**WHAT TO PRODUCE**.
No pictures belong in the copy; return exactly the lines from the one with "Recreate this image" through the one with "const liabNotes = ['', '*', '', '', '', '', '', ''];", both ends included, and nothing else.

**RECORDS SUPPLIED**.
-------------------------
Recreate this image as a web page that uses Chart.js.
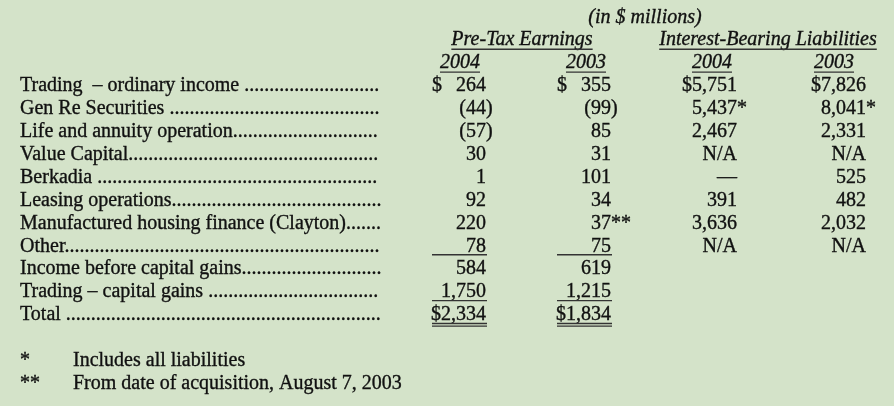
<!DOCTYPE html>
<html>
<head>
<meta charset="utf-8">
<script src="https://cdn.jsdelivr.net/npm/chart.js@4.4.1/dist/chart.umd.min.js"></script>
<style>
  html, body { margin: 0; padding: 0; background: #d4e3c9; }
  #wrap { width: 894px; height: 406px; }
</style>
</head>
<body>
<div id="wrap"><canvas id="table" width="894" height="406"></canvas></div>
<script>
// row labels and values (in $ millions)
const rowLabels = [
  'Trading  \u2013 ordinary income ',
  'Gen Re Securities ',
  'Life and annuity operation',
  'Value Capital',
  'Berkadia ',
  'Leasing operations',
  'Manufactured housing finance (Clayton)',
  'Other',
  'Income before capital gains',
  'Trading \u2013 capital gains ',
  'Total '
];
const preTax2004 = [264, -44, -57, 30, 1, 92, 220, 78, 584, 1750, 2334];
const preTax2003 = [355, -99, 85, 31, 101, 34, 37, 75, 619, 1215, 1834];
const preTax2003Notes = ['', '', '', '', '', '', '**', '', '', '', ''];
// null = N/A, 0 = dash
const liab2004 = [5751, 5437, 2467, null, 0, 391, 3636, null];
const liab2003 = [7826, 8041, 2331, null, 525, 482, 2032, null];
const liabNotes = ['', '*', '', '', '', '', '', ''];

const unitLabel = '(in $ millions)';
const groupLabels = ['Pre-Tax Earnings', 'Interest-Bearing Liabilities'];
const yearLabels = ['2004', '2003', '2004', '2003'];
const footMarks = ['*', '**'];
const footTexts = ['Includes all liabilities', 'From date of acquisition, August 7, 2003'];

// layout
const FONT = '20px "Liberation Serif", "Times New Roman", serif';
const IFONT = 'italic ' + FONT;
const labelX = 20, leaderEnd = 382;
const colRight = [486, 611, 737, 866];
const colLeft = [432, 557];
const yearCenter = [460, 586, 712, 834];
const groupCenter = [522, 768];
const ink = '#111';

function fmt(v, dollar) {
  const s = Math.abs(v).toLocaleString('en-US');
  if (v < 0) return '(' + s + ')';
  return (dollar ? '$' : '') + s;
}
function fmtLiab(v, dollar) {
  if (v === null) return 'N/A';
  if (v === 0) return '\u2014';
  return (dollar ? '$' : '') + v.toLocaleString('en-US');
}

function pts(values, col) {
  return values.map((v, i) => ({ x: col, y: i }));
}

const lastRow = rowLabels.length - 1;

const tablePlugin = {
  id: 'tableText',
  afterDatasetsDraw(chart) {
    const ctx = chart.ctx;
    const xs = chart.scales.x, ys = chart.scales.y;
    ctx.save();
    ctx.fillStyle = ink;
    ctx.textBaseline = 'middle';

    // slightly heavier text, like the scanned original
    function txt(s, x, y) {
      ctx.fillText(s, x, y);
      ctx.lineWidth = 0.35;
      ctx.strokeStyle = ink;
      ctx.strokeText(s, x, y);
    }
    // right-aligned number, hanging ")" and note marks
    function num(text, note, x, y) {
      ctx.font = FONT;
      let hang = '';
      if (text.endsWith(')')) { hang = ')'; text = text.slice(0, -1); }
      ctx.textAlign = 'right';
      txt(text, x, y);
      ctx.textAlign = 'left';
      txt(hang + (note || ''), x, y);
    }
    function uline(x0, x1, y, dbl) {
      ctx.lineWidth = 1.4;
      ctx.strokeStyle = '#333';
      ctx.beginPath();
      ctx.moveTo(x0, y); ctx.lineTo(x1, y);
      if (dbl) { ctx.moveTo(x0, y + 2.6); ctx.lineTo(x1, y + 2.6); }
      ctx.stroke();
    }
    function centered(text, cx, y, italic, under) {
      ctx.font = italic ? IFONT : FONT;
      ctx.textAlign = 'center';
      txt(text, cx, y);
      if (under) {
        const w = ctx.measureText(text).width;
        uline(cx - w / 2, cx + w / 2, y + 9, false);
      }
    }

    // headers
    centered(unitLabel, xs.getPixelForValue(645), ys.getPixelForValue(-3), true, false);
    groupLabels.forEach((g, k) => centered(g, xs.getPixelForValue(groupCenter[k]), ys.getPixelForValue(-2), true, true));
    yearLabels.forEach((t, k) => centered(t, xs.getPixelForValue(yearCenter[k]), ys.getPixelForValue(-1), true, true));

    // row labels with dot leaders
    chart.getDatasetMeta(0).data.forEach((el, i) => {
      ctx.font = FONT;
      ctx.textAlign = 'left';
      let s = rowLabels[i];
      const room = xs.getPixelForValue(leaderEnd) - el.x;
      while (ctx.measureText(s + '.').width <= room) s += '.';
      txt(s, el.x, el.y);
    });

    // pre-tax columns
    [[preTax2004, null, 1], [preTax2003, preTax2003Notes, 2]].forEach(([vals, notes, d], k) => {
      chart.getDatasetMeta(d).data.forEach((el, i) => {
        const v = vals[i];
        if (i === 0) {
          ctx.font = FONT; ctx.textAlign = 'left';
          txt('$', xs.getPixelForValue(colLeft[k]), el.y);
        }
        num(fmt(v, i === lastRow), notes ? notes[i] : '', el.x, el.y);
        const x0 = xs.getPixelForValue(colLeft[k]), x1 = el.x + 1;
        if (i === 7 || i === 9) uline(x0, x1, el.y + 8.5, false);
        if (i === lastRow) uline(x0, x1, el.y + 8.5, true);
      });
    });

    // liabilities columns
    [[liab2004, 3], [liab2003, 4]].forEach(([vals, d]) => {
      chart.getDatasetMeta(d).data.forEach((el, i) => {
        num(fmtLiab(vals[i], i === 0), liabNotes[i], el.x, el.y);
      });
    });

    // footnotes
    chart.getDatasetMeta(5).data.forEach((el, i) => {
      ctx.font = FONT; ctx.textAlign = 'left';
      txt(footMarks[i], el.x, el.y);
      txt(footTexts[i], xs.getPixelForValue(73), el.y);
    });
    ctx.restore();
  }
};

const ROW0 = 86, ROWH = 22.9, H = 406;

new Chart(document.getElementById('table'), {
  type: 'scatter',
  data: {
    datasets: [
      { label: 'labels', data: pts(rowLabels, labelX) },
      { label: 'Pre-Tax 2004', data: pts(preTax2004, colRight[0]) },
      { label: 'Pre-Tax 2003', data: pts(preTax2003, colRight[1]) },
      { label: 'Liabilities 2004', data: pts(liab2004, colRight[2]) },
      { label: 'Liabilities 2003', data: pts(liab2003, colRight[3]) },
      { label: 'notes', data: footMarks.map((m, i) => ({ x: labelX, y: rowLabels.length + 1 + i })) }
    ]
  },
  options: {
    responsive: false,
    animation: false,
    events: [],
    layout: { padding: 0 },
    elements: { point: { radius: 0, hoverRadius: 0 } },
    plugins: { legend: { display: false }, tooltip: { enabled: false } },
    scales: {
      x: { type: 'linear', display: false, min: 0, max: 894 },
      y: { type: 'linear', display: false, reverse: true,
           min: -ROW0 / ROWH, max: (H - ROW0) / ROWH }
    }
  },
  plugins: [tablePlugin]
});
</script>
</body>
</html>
-------------------------
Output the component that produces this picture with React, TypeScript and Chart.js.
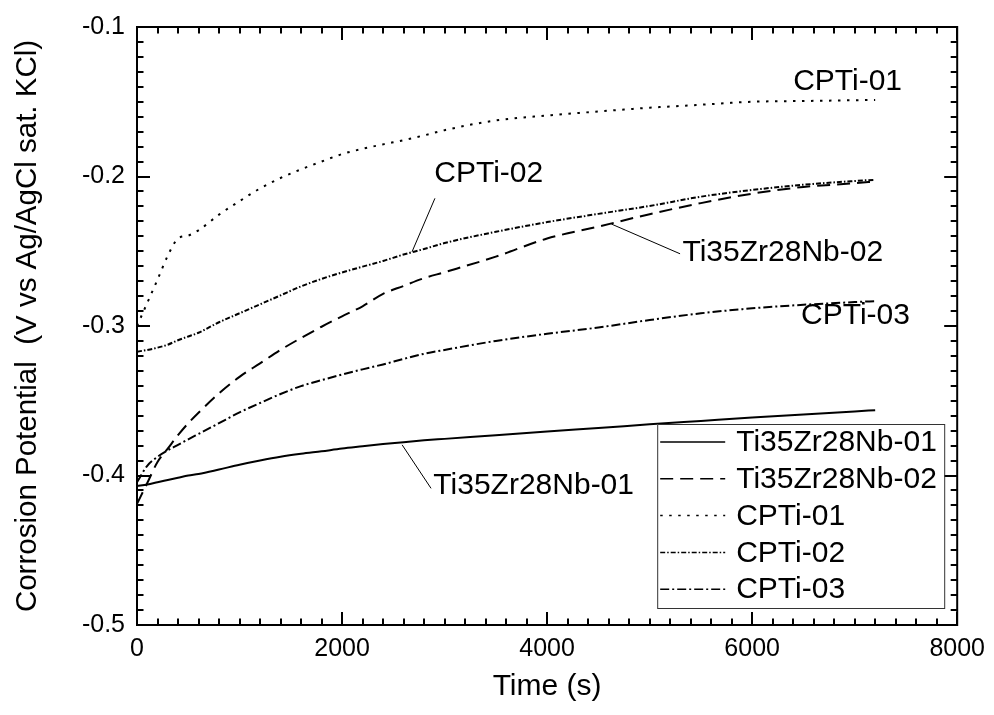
-------------------------
**THE COMPLETED TASK**.
Recreate this image as a web page that uses Chart.js.
<!DOCTYPE html>
<html>
<head>
<meta charset="utf-8">
<script src="https://cdn.jsdelivr.net/npm/chart.js@4.4.1/dist/chart.umd.min.js"></script>
<style>
  html, body { margin: 0; padding: 0; background: #d4e3c9; }
  #wrap { width: 894px; height: 406px; }
</style>
</head>
<body>
<div id="wrap"><canvas id="table" width="894" height="406"></canvas></div>
<script>
// row labels and values (in $ millions)
const rowLabels = [
  'Trading  \u2013 ordinary income ',
  'Gen Re Securities ',
  'Life and annuity operation',
  'Value Capital',
  'Berkadia ',
  'Leasing operations',
  'Manufactured housing finance (Clayton)',
  'Other',
  'Income before capital gains',
  'Trading \u2013 capital gains ',
  'Total '
];
const preTax2004 = [264, -44, -57, 30, 1, 92, 220, 78, 584, 1750, 2334];
const preTax2003 = [355, -99, 85, 31, 101, 34, 37, 75, 619, 1215, 1834];
const preTax2003Notes = ['', '', '', '', '', '', '**', '', '', '', ''];
// null = N/A, 0 = dash
const liab2004 = [5751, 5437, 2467, null, 0, 391, 3636, null];
const liab2003 = [7826, 8041, 2331, null, 525, 482, 2032, null];
const liabNotes = ['', '*', '', '', '', '', '', ''];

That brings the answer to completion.